● **Code that draws figures**:
====
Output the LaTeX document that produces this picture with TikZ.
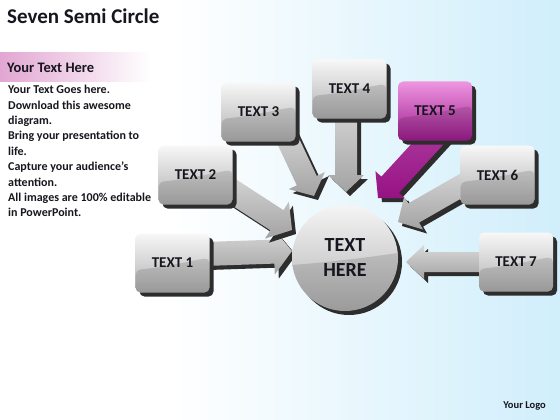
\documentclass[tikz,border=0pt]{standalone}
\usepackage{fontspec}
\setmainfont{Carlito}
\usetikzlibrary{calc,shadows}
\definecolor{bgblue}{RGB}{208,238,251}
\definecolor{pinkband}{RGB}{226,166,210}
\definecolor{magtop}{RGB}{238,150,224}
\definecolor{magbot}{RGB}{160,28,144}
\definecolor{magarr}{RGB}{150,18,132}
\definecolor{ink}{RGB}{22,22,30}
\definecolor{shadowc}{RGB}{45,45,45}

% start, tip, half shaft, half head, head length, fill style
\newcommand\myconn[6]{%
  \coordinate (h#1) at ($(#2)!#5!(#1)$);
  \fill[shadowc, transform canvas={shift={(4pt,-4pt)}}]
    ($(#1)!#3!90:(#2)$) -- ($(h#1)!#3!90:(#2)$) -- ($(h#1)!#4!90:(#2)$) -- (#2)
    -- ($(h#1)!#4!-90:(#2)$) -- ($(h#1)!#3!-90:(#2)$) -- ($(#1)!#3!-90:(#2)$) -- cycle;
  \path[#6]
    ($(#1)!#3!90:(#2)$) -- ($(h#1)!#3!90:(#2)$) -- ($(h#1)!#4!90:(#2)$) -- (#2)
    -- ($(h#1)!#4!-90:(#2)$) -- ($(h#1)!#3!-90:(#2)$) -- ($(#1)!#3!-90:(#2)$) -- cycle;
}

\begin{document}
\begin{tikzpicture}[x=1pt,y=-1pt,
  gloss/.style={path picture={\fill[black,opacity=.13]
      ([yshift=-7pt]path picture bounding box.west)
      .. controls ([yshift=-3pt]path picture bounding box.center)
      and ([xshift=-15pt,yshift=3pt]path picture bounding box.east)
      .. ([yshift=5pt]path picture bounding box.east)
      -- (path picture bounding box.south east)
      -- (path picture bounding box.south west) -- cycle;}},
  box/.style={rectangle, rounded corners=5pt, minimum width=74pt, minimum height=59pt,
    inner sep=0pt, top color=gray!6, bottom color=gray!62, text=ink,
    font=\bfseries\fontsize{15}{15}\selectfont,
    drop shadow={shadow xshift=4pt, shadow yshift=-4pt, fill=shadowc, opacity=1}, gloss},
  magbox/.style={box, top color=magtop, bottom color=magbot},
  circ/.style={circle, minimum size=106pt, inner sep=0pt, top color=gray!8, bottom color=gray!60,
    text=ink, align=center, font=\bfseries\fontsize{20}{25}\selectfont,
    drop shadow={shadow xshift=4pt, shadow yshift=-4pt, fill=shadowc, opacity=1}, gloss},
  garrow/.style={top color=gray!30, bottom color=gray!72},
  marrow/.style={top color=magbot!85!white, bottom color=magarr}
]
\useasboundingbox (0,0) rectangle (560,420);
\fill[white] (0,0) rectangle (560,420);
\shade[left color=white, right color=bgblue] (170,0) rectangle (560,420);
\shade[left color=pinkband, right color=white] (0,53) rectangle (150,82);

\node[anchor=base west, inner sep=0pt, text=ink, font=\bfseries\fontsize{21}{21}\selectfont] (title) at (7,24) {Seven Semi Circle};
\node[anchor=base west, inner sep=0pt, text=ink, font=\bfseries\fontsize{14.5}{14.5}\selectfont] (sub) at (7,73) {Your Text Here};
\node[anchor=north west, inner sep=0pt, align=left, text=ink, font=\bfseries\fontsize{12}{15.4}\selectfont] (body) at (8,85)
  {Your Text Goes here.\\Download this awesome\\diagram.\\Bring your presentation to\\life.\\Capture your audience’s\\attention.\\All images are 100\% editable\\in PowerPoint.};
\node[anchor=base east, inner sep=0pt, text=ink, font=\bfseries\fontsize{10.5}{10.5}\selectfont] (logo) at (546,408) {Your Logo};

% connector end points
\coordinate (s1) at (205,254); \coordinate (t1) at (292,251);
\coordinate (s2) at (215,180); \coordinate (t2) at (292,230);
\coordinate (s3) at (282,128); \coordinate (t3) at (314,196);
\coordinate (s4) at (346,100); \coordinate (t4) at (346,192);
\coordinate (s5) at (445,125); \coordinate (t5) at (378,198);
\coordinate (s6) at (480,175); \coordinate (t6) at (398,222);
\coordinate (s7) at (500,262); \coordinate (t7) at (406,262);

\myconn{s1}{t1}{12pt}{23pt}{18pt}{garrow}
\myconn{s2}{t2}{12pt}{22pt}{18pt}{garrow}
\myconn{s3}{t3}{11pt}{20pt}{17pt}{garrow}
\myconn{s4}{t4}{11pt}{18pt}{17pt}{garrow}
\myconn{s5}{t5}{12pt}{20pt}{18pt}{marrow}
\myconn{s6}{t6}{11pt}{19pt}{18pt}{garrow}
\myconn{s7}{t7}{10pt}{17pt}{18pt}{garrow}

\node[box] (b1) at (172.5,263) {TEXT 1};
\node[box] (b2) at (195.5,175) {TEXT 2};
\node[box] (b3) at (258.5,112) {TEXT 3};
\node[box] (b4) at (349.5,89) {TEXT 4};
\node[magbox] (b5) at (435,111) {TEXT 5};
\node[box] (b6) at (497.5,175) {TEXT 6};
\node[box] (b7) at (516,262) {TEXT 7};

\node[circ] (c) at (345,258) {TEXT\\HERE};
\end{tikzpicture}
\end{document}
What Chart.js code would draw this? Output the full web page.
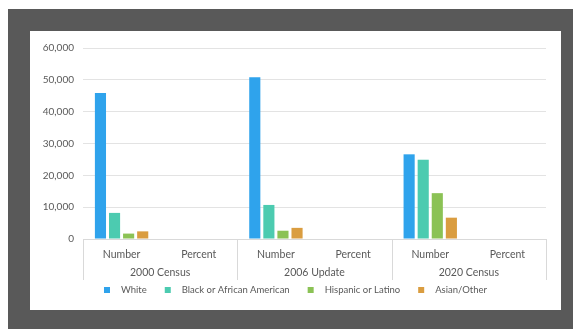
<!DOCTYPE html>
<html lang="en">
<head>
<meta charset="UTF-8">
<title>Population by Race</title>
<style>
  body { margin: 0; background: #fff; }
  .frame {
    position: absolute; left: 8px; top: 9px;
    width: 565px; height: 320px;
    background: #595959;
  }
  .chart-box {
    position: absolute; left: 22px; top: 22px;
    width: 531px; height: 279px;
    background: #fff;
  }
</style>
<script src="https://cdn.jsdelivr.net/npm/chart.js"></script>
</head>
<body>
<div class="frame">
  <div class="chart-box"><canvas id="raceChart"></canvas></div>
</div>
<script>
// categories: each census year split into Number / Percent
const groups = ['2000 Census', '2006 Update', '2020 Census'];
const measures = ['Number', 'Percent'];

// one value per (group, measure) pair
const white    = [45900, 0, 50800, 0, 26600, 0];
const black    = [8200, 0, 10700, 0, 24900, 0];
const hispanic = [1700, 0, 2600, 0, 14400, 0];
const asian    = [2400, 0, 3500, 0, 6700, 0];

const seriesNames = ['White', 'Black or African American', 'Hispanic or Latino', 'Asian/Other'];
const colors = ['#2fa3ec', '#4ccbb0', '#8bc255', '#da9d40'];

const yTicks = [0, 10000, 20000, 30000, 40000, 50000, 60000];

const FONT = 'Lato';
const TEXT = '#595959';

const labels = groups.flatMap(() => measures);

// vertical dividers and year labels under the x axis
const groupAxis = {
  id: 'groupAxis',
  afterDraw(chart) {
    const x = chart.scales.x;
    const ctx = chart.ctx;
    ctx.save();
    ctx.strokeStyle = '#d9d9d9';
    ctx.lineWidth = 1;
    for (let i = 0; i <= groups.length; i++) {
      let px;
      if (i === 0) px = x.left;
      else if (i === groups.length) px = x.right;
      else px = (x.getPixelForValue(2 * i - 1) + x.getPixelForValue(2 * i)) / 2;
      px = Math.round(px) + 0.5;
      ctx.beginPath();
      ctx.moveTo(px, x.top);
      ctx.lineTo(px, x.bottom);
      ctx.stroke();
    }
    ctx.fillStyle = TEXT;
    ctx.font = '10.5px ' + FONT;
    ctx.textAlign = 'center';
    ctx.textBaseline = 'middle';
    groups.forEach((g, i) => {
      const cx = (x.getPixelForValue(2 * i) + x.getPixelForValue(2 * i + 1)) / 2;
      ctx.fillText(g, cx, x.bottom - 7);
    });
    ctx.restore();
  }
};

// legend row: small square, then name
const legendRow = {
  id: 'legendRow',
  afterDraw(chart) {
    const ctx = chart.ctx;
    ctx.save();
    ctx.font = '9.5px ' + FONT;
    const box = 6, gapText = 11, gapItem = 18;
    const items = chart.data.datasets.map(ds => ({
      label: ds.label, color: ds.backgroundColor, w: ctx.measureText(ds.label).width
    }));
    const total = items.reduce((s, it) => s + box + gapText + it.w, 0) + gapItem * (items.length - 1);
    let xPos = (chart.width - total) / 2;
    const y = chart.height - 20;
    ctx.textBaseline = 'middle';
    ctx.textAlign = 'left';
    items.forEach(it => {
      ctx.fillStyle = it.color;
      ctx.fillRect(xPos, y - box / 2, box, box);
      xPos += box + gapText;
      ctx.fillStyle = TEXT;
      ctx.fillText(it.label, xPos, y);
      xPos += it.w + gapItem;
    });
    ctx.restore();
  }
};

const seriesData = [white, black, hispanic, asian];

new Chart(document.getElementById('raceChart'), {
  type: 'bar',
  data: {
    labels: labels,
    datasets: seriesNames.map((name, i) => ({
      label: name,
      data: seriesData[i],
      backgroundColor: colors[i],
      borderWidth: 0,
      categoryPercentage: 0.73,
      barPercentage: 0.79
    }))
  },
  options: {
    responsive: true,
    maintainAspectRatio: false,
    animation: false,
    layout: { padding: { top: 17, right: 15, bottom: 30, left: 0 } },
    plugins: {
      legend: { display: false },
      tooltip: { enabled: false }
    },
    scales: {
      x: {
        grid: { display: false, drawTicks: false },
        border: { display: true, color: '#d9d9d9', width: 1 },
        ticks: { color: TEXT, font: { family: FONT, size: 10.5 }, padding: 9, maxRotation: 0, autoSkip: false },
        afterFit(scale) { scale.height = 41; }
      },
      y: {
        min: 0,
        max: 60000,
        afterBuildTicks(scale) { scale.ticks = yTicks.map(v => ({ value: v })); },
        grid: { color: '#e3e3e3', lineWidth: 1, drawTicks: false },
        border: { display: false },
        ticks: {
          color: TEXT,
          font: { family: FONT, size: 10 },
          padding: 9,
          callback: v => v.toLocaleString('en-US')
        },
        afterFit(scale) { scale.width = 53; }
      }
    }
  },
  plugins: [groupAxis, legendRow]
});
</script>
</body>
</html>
====
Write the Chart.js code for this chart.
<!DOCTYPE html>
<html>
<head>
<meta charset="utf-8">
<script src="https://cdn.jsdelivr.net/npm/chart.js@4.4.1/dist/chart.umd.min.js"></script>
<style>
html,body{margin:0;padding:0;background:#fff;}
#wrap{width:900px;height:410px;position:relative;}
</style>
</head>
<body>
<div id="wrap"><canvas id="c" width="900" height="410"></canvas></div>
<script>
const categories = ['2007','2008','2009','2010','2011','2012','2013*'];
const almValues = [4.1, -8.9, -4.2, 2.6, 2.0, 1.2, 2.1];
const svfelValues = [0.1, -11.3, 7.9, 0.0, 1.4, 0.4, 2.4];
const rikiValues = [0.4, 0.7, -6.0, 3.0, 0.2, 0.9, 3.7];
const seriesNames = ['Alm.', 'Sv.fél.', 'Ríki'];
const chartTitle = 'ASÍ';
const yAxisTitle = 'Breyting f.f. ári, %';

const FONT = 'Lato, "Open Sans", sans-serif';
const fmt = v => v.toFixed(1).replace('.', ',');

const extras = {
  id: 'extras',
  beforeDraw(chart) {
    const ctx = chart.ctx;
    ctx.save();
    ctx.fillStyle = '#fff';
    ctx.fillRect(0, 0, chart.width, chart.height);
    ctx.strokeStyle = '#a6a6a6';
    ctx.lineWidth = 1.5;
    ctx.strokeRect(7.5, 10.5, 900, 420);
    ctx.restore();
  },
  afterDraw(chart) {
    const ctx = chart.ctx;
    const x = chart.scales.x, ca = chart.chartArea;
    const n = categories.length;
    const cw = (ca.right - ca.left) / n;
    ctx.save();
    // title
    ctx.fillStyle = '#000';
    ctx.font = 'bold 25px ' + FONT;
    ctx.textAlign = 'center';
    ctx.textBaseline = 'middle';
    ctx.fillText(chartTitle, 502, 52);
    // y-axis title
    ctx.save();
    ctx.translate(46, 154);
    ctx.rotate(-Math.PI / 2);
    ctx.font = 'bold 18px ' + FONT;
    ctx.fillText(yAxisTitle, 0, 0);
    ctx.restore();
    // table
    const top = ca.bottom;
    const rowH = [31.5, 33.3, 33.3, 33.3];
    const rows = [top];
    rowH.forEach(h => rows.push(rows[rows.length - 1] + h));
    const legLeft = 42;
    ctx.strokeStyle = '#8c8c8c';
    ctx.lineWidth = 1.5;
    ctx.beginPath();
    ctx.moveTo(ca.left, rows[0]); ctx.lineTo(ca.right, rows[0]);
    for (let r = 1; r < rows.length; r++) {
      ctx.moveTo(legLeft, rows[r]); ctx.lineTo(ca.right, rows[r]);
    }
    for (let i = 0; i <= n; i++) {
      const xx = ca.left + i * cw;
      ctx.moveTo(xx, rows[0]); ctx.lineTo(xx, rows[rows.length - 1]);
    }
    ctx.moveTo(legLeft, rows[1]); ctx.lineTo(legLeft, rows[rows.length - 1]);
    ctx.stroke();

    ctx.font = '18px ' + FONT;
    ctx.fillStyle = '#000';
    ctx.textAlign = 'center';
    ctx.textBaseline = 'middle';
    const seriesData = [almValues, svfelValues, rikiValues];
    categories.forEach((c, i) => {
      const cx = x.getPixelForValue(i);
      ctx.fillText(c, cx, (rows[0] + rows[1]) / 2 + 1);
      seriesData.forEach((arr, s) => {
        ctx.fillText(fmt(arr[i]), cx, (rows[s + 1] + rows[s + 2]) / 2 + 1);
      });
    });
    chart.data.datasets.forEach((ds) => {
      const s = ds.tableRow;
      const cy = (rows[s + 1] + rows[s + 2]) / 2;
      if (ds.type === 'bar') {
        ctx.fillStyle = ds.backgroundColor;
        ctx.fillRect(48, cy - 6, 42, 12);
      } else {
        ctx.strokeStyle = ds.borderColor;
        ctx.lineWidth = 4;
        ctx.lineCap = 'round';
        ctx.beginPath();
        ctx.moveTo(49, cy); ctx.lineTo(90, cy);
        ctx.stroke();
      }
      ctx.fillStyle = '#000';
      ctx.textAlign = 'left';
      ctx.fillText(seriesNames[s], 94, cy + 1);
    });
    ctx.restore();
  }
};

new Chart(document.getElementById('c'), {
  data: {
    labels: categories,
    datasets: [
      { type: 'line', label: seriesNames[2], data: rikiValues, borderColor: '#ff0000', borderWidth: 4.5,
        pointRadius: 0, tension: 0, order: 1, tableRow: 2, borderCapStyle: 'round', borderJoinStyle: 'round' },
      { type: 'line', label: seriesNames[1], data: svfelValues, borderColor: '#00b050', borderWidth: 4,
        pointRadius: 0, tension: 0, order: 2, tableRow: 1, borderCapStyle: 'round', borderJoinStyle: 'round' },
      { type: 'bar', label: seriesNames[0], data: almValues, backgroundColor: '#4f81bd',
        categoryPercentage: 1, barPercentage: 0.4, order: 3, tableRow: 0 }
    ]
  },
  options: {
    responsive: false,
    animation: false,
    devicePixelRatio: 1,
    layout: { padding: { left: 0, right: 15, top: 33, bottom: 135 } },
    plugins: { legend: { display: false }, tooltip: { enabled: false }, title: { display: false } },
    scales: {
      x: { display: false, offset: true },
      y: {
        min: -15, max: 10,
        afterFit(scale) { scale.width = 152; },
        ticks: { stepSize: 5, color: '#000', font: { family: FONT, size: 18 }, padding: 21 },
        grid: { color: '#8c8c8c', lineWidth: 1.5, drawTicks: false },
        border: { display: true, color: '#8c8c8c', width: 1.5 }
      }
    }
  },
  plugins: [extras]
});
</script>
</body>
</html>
====
● **Exercise task**: Search the data for the string "Output". List each line that has it.

● **Completed task**:
Output the LaTeX document that produces this picture with TikZ.
What Chart.js code would draw this? Output the full web page.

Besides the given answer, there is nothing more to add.